Since Mbappé emerged as PSG’s central figure in 2018, managerial stability has been more illusion than reality. Unai Emery, the first to inherit the project, lasted just one season alongside him before being discarded in the familiar search for “progress”. Thomas Tuchel survived two and a half years, a small eternity by PSG standards, yet even leading the club to its first-ever Champions League final was not enough to buy him protection. When the balance of power tilted, silverware proved negotiable.

Kylian Mbappé

Mauricio Pochettino followed, tasked with restoring harmony rather than building identity. Eighteen months later, despite domestic trophies, he too was gone. Another coach caught between dressing-room politics and boardroom impatience. Christophe Galtier barely had time to settle before the same script played out: one season, internal tension, polite exit. At PSG, the managerial role became less about shaping a team and more about surviving the gravitational pull of a project designed around one man.

What makes the pattern harder to dismiss is that it did not remain confined to Paris. When Mbappé arrived at Real Madrid, the expectation was that a more “institutional” club would finally break the cycle. Instead, the carousel simply changed colours. Carlo Ancelotti, one of the most experienced and decorated managers in football history, lasted just a single season before being replaced. Xabi Alonso, appointed as a long-term project and a symbol of renewal, did not even reach his first full year. Six to seven months was all it took for Madrid to revert to instinct over patience.

This is not about questioning Mbappé’s professionalism or talent—both are beyond doubt. It is about what happens when clubs place so much symbolic, sporting and commercial weight on one player that everything else becomes adjustable. In such ecosystems, managers are no longer architects; they are caretakers. And caretakers, in elite football, are always temporary.

Official’s Even Barely Escapes

At PSG, the instability didn’t stop with coaches. In 2022, sporting director Leonardo, a powerful figure within the club’s hierarchy, was removed as PSG restructured its sporting leadership. Officially, it was about “modernisation”. Unofficially, it coincided with a moment when the club openly committed to building everything—project, identity, future—around Mbappé. Luis Campos arrived, power was redistributed, and PSG’s internal politics quietly shifted.

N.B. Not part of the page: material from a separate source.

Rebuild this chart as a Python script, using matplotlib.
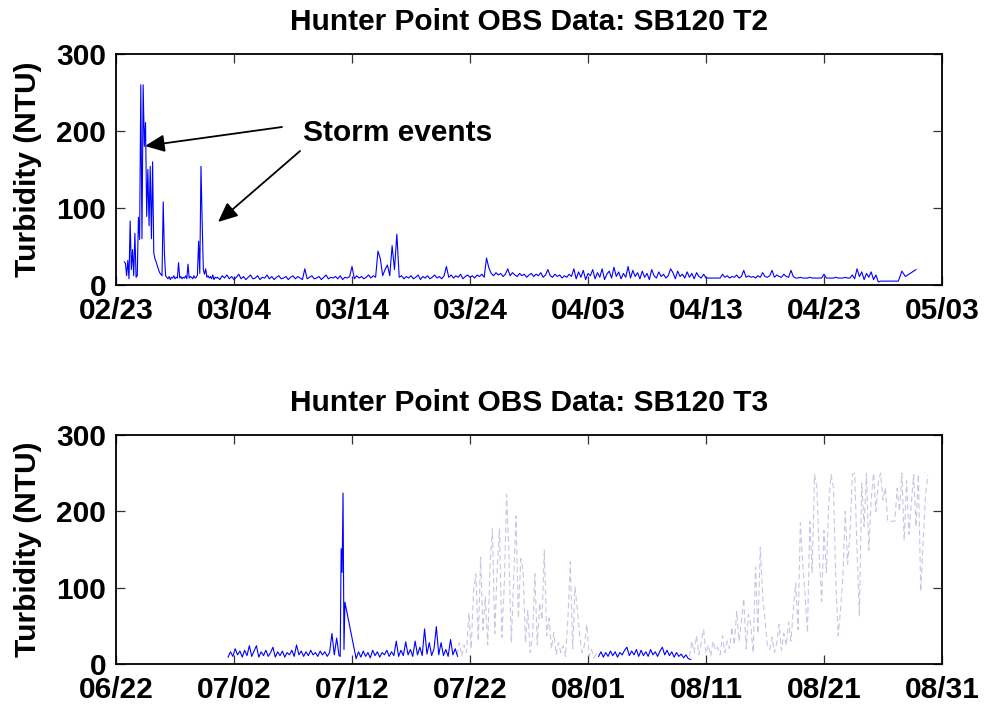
import numpy as np
import pandas as pd
import matplotlib
matplotlib.use("Agg")
import matplotlib.pyplot as plt
import matplotlib.dates as mdates

# data -----------------------------------------------------------------------------#
# sample times are given as (first day, step in days) counted from the origin date
t2_origin = "2004-02-23"
t3_origin = "2004-06-22"

t2_ticks = ["2004-02-23", "2004-03-04", "2004-03-14", "2004-03-24",
            "2004-04-03", "2004-04-13", "2004-04-23", "2004-05-03"]
t3_ticks = ["2004-06-22", "2004-07-02", "2004-07-12", "2004-07-22",
            "2004-08-01", "2004-08-11", "2004-08-21", "2004-08-31"]

# T2 deployment, storm period
t2_storm_time = (0.7, 0.1)
t2_storm = [30, 28, 12, 32, 8, 83, 20, 46, 12, 67,
            10, 12, 88, 59, 260, 60, 260, 180, 211, 89,
            150, 77, 154, 60, 160, 42, 34, 30, 25, 20,
            16, 14, 12, 108, 42, 12, 10, 8, 11, 7,
            10, 9, 12, 8, 10, 9, 29, 9, 11, 8,
            10, 9, 12, 8, 27, 9, 11, 10, 8, 12,
            9, 10, 13, 57, 15, 154, 83, 20, 14, 21,
            10, 12, 9, 11, 8, 13, 7, 10, 9]

# T2 deployment, rest of the record
t2_base_time = (8.6, 0.2)
t2_base = [10, 7, 12, 9, 13, 8, 11, 7, 10, 14,
           8, 11, 7, 10, 13, 8, 9, 12, 7, 10,
           9, 13, 8, 11, 7, 10, 12, 8, 9, 11,
           7, 10, 12, 8, 11, 9, 7, 21, 8, 10,
           12, 8, 9, 11, 7, 10, 13, 8, 10, 9,
           11, 8, 12, 7, 10, 9, 11, 24, 8, 12,
           9, 11, 8, 10, 13, 9, 12, 10, 44, 34,
           12, 20, 26, 12, 51, 20, 66, 10, 12, 8,
           11, 9, 12, 8, 10, 13, 7, 11, 9, 12,
           8, 10, 13, 9, 11, 8, 12, 24, 10, 13,
           9, 12, 10, 14, 8, 11, 13, 10, 12, 9,
           13, 11, 14, 10, 35, 22, 15, 12, 16, 13,
           15, 11, 14, 21, 12, 16, 13, 11, 15, 12,
           14, 10, 13, 15, 11, 14, 12, 16, 10, 13,
           20, 12, 10, 14, 11, 13, 9, 12, 10, 14,
           11, 21, 8, 17, 10, 19, 7, 15, 12, 20,
           8, 16, 10, 21, 7, 14, 18, 9, 23, 11,
           17, 8, 15, 10, 24, 9, 19, 11, 16, 8,
           18, 10, 15, 7, 20, 12, 9, 17, 11, 14,
           9, 12, 21, 16, 8, 18, 11, 14, 9, 17,
           10, 15, 8, 16, 11, 9, 14, 9, 9, 9,
           9, 9, 9, 9, 14, 10, 12, 9, 11, 10,
           13, 9, 11, 19, 10, 12, 10, 11, 9, 12,
           10, 16, 11, 10, 12, 19, 10, 13, 11, 10,
           14, 11, 10, 19, 11, 9, 9, 10, 9, 9,
           9, 10, 9, 9, 9, 9, 9, 14, 9, 9,
           9, 9, 10, 9, 9, 9, 10, 9, 9, 13,
           8, 21, 11, 17, 7, 15, 10, 17, 7, 13,
           4, 5]

t2_tail_time = (66.3, 0.3)
t2_tail = [5, 18, 11, 14, 17, 20]

# T3 deployment, good data (blue)
t3_a_time = (9.5, 0.2)
t3_a = [9, 16, 10, 20, 12, 17, 9, 18, 11, 24,
        10, 17, 24, 9, 16, 11, 18, 10, 15, 22,
        9, 16, 11, 17, 9, 15, 12, 18, 10, 25,
        12, 17, 10, 16, 11, 18, 12, 15, 10, 17,
        12, 16, 10, 15, 40, 12, 34, 11]

t3_spike_time = (19.0, 0.08)
t3_spike = [10, 151, 120, 224, 19, 81]

t3_b_time = (20.35, 0.2)
t3_b = [7, 16, 9, 17, 10, 15, 8, 18, 11, 16,
        9, 15, 12, 18, 10, 16, 11, 30, 10, 18,
        11, 29, 12, 19, 10, 30, 12, 22, 11, 46,
        13, 28, 11, 20, 49, 12, 28, 11, 19, 10,
        32, 12, 20, 10]

t3_c_time = (40.9, 0.2)
t3_c = [10, 16, 9, 15, 10, 17, 11, 16, 9, 15,
        12, 18, 22, 11, 17, 12, 19, 10, 18, 11,
        16, 10, 19, 12, 16, 10, 17, 22, 12, 18,
        11, 16, 9, 15, 10, 13, 8, 12, 7, 6]

# T3 deployment, suspect data (light dashed)
t3_bad1_time = (28.9, 0.2)
t3_bad1 = [12, 28, 10, 25, 15, 67, 20, 95, 118, 30,
           140, 45, 88, 25, 130, 177, 40, 123, 177, 35,
           101, 222, 144, 28, 110, 194, 60, 138, 123, 28,
           70, 15, 37, 118, 25, 80, 58, 149, 37, 60,
           20, 41, 12, 28, 15, 24, 10, 60, 134, 20,
           101, 71, 37, 15, 25, 52, 10, 19, 8, 13, 10]

t3_bad2_time = (48.6, 0.2)
t3_bad2 = [10, 30, 15, 37, 12, 28, 45, 14, 25, 10,
           30, 18, 22, 12, 37, 15, 30, 20, 48, 25,
           69, 30, 55, 86, 20, 65, 50, 15, 127, 40,
           153, 90, 58, 25, 19, 35, 15, 28, 52, 18,
           40, 24, 55, 30, 71, 106, 45, 185, 131, 90,
           41, 187, 120, 248, 231, 140, 82, 175, 120, 210,
           248, 231, 110, 37, 70, 114, 200, 131, 170, 248,
           250, 150, 63, 237, 180, 250, 149, 215, 250, 200,
           238, 250, 215, 231, 187, 187, 187, 187, 230, 200,
           250, 162, 240, 170, 210, 248, 180, 248, 95, 160,
           220, 248]


def to_series(origin, timing, vals):
    start, step = timing
    days = start + step * np.arange(len(vals))
    t = pd.Timestamp(origin) + pd.to_timedelta(days, unit="D")
    return t.to_numpy(), np.asarray(vals, dtype=float)


def join(*parts):
    return np.concatenate([p[0] for p in parts]), np.concatenate([p[1] for p in parts])


# style ----------------------------------------------------------------------------#
plt.rcParams['font.family'] = ['Liberation Sans', 'DejaVu Sans']
plt.rcParams['font.weight'] = 'bold'
plt.rcParams['axes.titleweight'] = 'bold'
plt.rcParams['axes.labelweight'] = 'bold'
FS = 21.5
BLUE = '#0000ff'
PALE = '#c6c6e4'


def style_axes(ax, ticks, title):
    tick_dates = pd.to_datetime(ticks)
    ax.set_xlim(tick_dates[0], tick_dates[-1])
    ax.set_xticks(tick_dates)
    ax.xaxis.set_major_formatter(mdates.DateFormatter('%m/%d'))
    ax.set_ylim(0, 300)
    ax.set_yticks([0, 100, 200, 300])
    ax.tick_params(direction='in', top=True, right=True, length=6.5, width=0.9,
                   color='#333333', labelsize=FS, pad=7)
    ax.tick_params(axis='x', pad=8.5)
    for s in ax.spines.values():
        s.set_linewidth(1.3)
    ax.set_ylabel('Turbidity (NTU)', fontsize=FS, labelpad=10)
    ax.set_title(title, fontsize=FS, pad=17.5)


fig = plt.figure(figsize=(9.84, 7.04), dpi=100)
ax1 = fig.add_axes([0.1179, 0.5952, 0.8394, 0.3281])
ax2 = fig.add_axes([0.1179, 0.0568, 0.8394, 0.3253])

# top panel
t2_t, t2_v = join(to_series(t2_origin, t2_storm_time, t2_storm),
                  to_series(t2_origin, t2_base_time, t2_base),
                  to_series(t2_origin, t2_tail_time, t2_tail))
ax1.plot(t2_t, t2_v, color=BLUE, lw=0.8)
style_axes(ax1, t2_ticks, 'Hunter Point OBS Data: SB120 T2')

ax1.text(0.2264, 0.658, 'Storm events', transform=ax1.transAxes, fontsize=FS,
         va='center', ha='left')
arrow = dict(arrowstyle='-|>,head_length=0.85,head_width=0.38', mutation_scale=14,
             color='k', lw=1.3, shrinkA=0, shrinkB=0)
ax1.annotate('', xy=(0.0351, 0.6017), xytext=(0.201, 0.684),
             xycoords='axes fraction', textcoords='axes fraction', arrowprops=arrow)
ax1.annotate('', xy=(0.1235, 0.2727), xytext=(0.2228, 0.580),
             xycoords='axes fraction', textcoords='axes fraction', arrowprops=arrow)

# bottom panel
for timing, vals in [(t3_bad1_time, t3_bad1), (t3_bad2_time, t3_bad2)]:
    t, v = to_series(t3_origin, timing, vals)
    ax2.plot(t, v, color=PALE, lw=0.8, linestyle=(0, (5, 3)))

t3_t, t3_v = join(to_series(t3_origin, t3_a_time, t3_a),
                  to_series(t3_origin, t3_spike_time, t3_spike),
                  to_series(t3_origin, t3_b_time, t3_b))
ax2.plot(t3_t, t3_v, color=BLUE, lw=0.8)
t, v = to_series(t3_origin, t3_c_time, t3_c)
ax2.plot(t, v, color=BLUE, lw=0.8)
style_axes(ax2, t3_ticks, 'Hunter Point OBS Data: SB120 T3')

fig.savefig('out.png', dpi=100)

Not About the Blame but Patterns

When a club bends its entire sporting structure around one player, the margin for managerial authority shrinks. Coaches stop being leaders and become negotiators. Tactical discipline becomes optional. Long-term projects turn into short-term firefighting exercises. When results dip, the logic is simple: protect the asset, change the manager.

Real Madrid know this playbook well. They hired Alonso for his intelligence, clarity and tactical control. Then placed him in an environment where control was the one thing he was never truly allowed. He was asked to manage egos without being empowered to challenge them. That is like sending a firefighter into a blaze without water and blaming him when the building burns down.

The Supercopa defeat merely provided cover. It allowed the board to act decisively without asking uncomfortable questions about squad balance, player accountability or their own lack of patience. Once again, the manager paid the price so the dressing room could breathe easier.

Replacing Alonso with Álvaro Arbeloa says everything. A loyal club man. Familiar. Non-threatening. Safe. Madrid did not choose disruption—they chose comfort. They did not choose evolution, they chose calm. But calm is expensive. Every time a club prioritises harmony over authority, it chips away at its own foundations. Managers become temporary shields. Stars become permanent institutions. And the cycle repeats itself.

Xabi Alonso leaves Real Madrid not as a failed coach, but as another name in a growing list of talented managers who discovered that at elite clubs, ideas matter less than power dynamics. At PSG and Madrid alike, the message has been consistent. Projects are optional, stars are not.

Football loves to say no one is bigger than the club. Reality, however, keeps telling a different story—one sacked manager at a time.